Her mother, Keel says, is a strong-willed independent person who always supported her in her life choices. Her mom, who works in health services administration in California, will visit Keel and her husband Joseph in their Arvada home this month, and, with a visiting aunt, help the Keels put in their sizable garden. Along with gardening, Keel enjoys running and watching sports.
Tara Aragon, director of marketing, Isle Casino Hotel Black Hawk
Colorado native Tara Aragon grew up practically next door to Black Hawk in Idaho Springs and graduated from Clear Creek High School. Unsure of future direction, she headed for Cheyenne, Wyo., where she tended bar while attending classes at Laramie Community College.
After a while, she decided to head for home, and applied for what she thought was a summer job at the Riviera Casino as an administrative assistant.
“My office was right next door to marketing, and they always needed help,” she said.
She became advertising coordinator, moving to Isle of Capri as a data base manager in 2008. From that post, four years later she was named director of marketing.
Aragon credits her parents for passing on their strong work ethic and says they have always supported her. Mom and dad moved to Black Hawk, Aragon says, which gives her a place to stay on snowy winter days if she prefers not to drive to her Arvada home.
Aragon enjoys riding her bicycle and attending summer concerts. She recently took up golf and says, “It’s not as relaxing as they say.”
Loralee Lamping, guest services operations center manager Lady Luck and Isle Casino Hotel Black Hawk
Denverite Loralee Lamping was working for a beer company when her job required driving past a certain blackjack dealer school. That school piqued the interest of the Bear Creek High graduate who studied business at the University of Colorado Denver campus. She decided to give it a try, and wound up dealing blackjack and opening Johnny Z’s, as well as at jobs with several other casinos..
Lamping enjoyed her first five years in the gaming world, even joining Ladbroke’s and heading to Cancun to open a casino there. While in Mexico, she was promoted to cage manager and learned even more about managing operations than she had as a dealer.
Returning to Colorado, Lamping moved to Black Hawk and lived in the Valentine House there for several years. She now lives in Lakewood with her husband and 12-year-old daughter.
Lamping credits Gwen Walden, her manager at Bullwhackers, with honing her skills as a cage manager.
“Gwen had faith in me when I had very little faith in myself,” she said. “She taught me every aspect of money management and cage operations, which led me to where I am today.”
Besides her passion for the gaming world, Lamping is an avid golfer.
Carolyn McCoy, advertising and promotions specialist, Saratoga Casino, Black Hawk
Army brat Carolyn McCoy moved around the country a lot growing up with an Army journalist dad.
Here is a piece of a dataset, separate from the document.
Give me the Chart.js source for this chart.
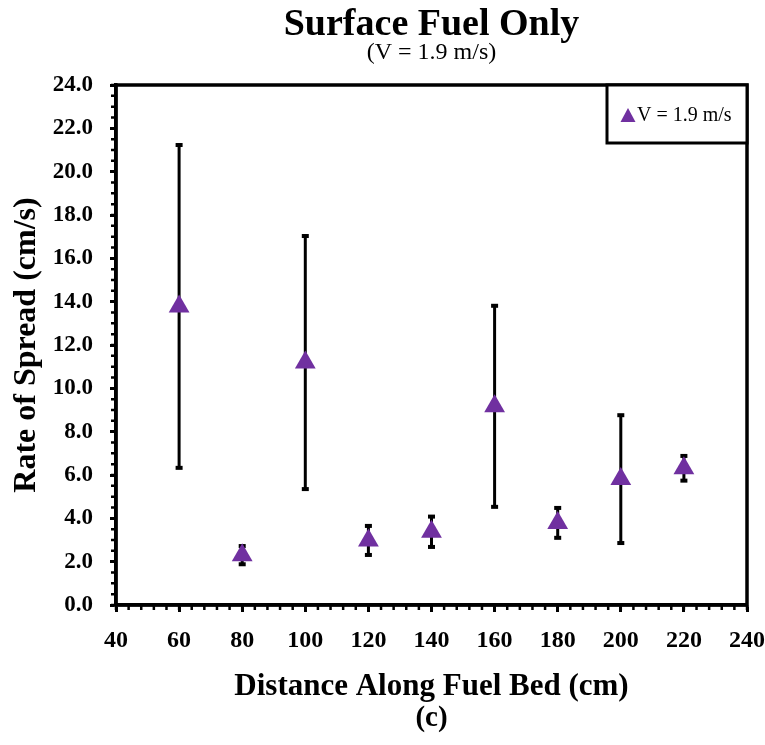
<!DOCTYPE html>
<html>
<head>
<meta charset="utf-8">
<title>Surface Fuel Only</title>
<script src="https://cdn.jsdelivr.net/npm/chart.js@4.4.0/dist/chart.umd.min.js"></script>
<style>
  html, body { margin: 0; padding: 0; background: #fff; }
  #wrap { width: 765px; height: 745px; }
</style>
</head>
<body>
<div id="wrap"><canvas id="rosChart"></canvas></div>
<script>
// distance along fuel bed (cm)
var distance = [60, 80, 100, 120, 140, 160, 180, 200, 220];
// mean rate of spread (cm/s)
var rateOfSpread = [13.78, 2.3, 11.19, 2.98, 3.38, 9.17, 3.79, 5.81, 6.31];
// error bar half-length (cm/s)
var rateError = [7.45, 0.42, 5.84, 0.67, 0.7, 4.64, 0.69, 2.95, 0.57];

var serif = "'Liberation Serif', 'Times New Roman', serif";
var purple = '#7030A0';

// error bars drawn under the markers
var errorBars = {
    id: 'errorBars',
    beforeDatasetsDraw: function (chart) {
        var ctx = chart.ctx;
        var xs = chart.scales.x, ys = chart.scales.y;
        ctx.save();
        ctx.strokeStyle = '#000';
        ctx.fillStyle = '#000';
        ctx.lineWidth = 3;
        distance.forEach(function (d, i) {
            var x = xs.getPixelForValue(d);
            var yTop = ys.getPixelForValue(rateOfSpread[i] + rateError[i]);
            var yBot = ys.getPixelForValue(rateOfSpread[i] - rateError[i]);
            ctx.beginPath();
            ctx.moveTo(x, yTop);
            ctx.lineTo(x, yBot);
            ctx.stroke();
            ctx.fillRect(x - 3.5, yTop - 2, 7, 4);
            ctx.fillRect(x - 3.5, yBot - 2, 7, 4);
        });
        ctx.restore();
    }
};

// frame, minor ticks, legend box and panel label
var decorations = {
    id: 'decorations',
    afterDraw: function (chart) {
        var ctx = chart.ctx;
        var a = chart.chartArea;
        var xs = chart.scales.x, ys = chart.scales.y;
        ctx.save();
        ctx.strokeStyle = '#000';
        ctx.lineWidth = 3.5;
        ctx.strokeRect(a.left, a.top, a.right - a.left, a.bottom - a.top);

        // minor ticks
        ctx.lineWidth = 2.5;
        ctx.beginPath();
        for (var v = 0; v <= 24; v += 0.5) {
            var py = ys.getPixelForValue(v);
            ctx.moveTo(a.left, py);
            ctx.lineTo(a.left - 5, py);
        }
        for (var u = 40; u <= 240; u += 4) {
            var px = xs.getPixelForValue(u);
            ctx.moveTo(px, a.bottom);
            ctx.lineTo(px, a.bottom + 5);
        }
        ctx.stroke();

        // legend inside the plot, top right
        var lx = 607, ly = a.top, lw = a.right - 607, lh = 58;
        ctx.fillStyle = '#fff';
        ctx.fillRect(lx, ly, lw, lh);
        ctx.lineWidth = 3;
        ctx.strokeRect(lx, ly, lw, lh);
        ctx.fillStyle = purple;
        ctx.beginPath();
        ctx.moveTo(628, ly + 23);
        ctx.lineTo(635.5, ly + 37);
        ctx.lineTo(620.5, ly + 37);
        ctx.closePath();
        ctx.fill();
        ctx.fillStyle = '#000';
        ctx.font = '20px ' + serif;
        ctx.textAlign = 'left';
        ctx.textBaseline = 'middle';
        ctx.fillText(chart.data.datasets[0].label, 637, ly + 31);

        // panel label
        ctx.font = 'bold 29px ' + serif;
        ctx.textAlign = 'center';
        ctx.fillText('(c)', (a.left + a.right) / 2, 719);
        ctx.restore();
    }
};

var ctx = document.getElementById('rosChart').getContext('2d');
var chart = new Chart(ctx, {
    type: 'scatter',
    data: {
        datasets: [{
            label: 'V = 1.9 m/s',
            data: distance.map(function (d, i) { return { x: d, y: rateOfSpread[i] }; }),
            pointStyle: 'triangle',
            pointRadius: 12,
            pointHoverRadius: 12,
            backgroundColor: purple,
            borderColor: purple,
            borderWidth: 0
        }]
    },
    options: {
        responsive: true,
        maintainAspectRatio: false,
        animation: false,
        layout: { padding: { left: 0, right: 18, top: 0, bottom: 0 } },
        plugins: {
            legend: { display: false },
            tooltip: { enabled: false },
            title: {
                display: true,
                fullSize: false,
                text: 'Surface Fuel Only',
                color: '#000',
                font: { family: serif, size: 38, weight: 'bold', lineHeight: 0.8 },
                padding: { top: 10, bottom: 0 }
            },
            subtitle: {
                display: true,
                fullSize: false,
                text: '(V = 1.9 m/s)',
                color: '#000',
                font: { family: serif, size: 24, weight: 'normal', lineHeight: 1.0 },
                padding: { top: 0, bottom: 20.6 }
            }
        },
        scales: {
            x: {
                type: 'linear',
                min: 40,
                max: 240,
                afterFit: function (scale) {
                    scale.height = 140;
                    scale.paddingRight = 0;
                },
                ticks: {
                    stepSize: 20,
                    color: '#000',
                    padding: 14,
                    maxRotation: 0,
                    font: { family: serif, size: 24, weight: 'bold' }
                },
                grid: {
                    drawOnChartArea: false,
                    tickLength: 7,
                    tickWidth: 3,
                    tickColor: '#000'
                },
                border: { display: true, color: '#000', width: 3.5 },
                title: {
                    display: true,
                    text: 'Distance Along Fuel Bed (cm)',
                    color: '#000',
                    font: { family: serif, size: 31, weight: 'bold' },
                    padding: { top: 0, bottom: 39 }
                }
            },
            y: {
                type: 'linear',
                min: 0,
                max: 24,
                afterFit: function (scale) { scale.width = 116; },
                ticks: {
                    stepSize: 2,
                    color: '#000',
                    padding: 17,
                    font: { family: serif, size: 23, weight: 'bold' },
                    callback: function (value) { return value.toFixed(1); }
                },
                grid: {
                    drawOnChartArea: false,
                    tickLength: 6,
                    tickWidth: 3,
                    tickColor: '#000'
                },
                border: { display: true, color: '#000', width: 3.5 },
                title: {
                    display: true,
                    text: 'Rate of Spread (cm/s)',
                    color: '#000',
                    font: { family: serif, size: 32, weight: 'bold' },
                    padding: { top: 8, bottom: 0 }
                }
            }
        }
    },
    plugins: [errorBars, decorations]
});
</script>
</body>
</html>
After graduating from Ohio University in Athens, Ohio, where she studied hospitality, she broke into the gaming world with a five-week stint as a bartender before moving into marketing operations.
McCoy credits her mother, a single parent of three children, for instilling within her a strong work ethic.
“Although she was a workaholic while raising us, she always made time for her kids,” she said.
McCoy is a parent herself, having just returned from maternity leave after the birth of her now three-month old daughter, Avery. The McCoys live in Nederland.
When asked about her outlook for the industry, Carolyn says she hopes gaming remains a personal activity, with guests coming to the casinos to participate actively, not isolated in online gambling.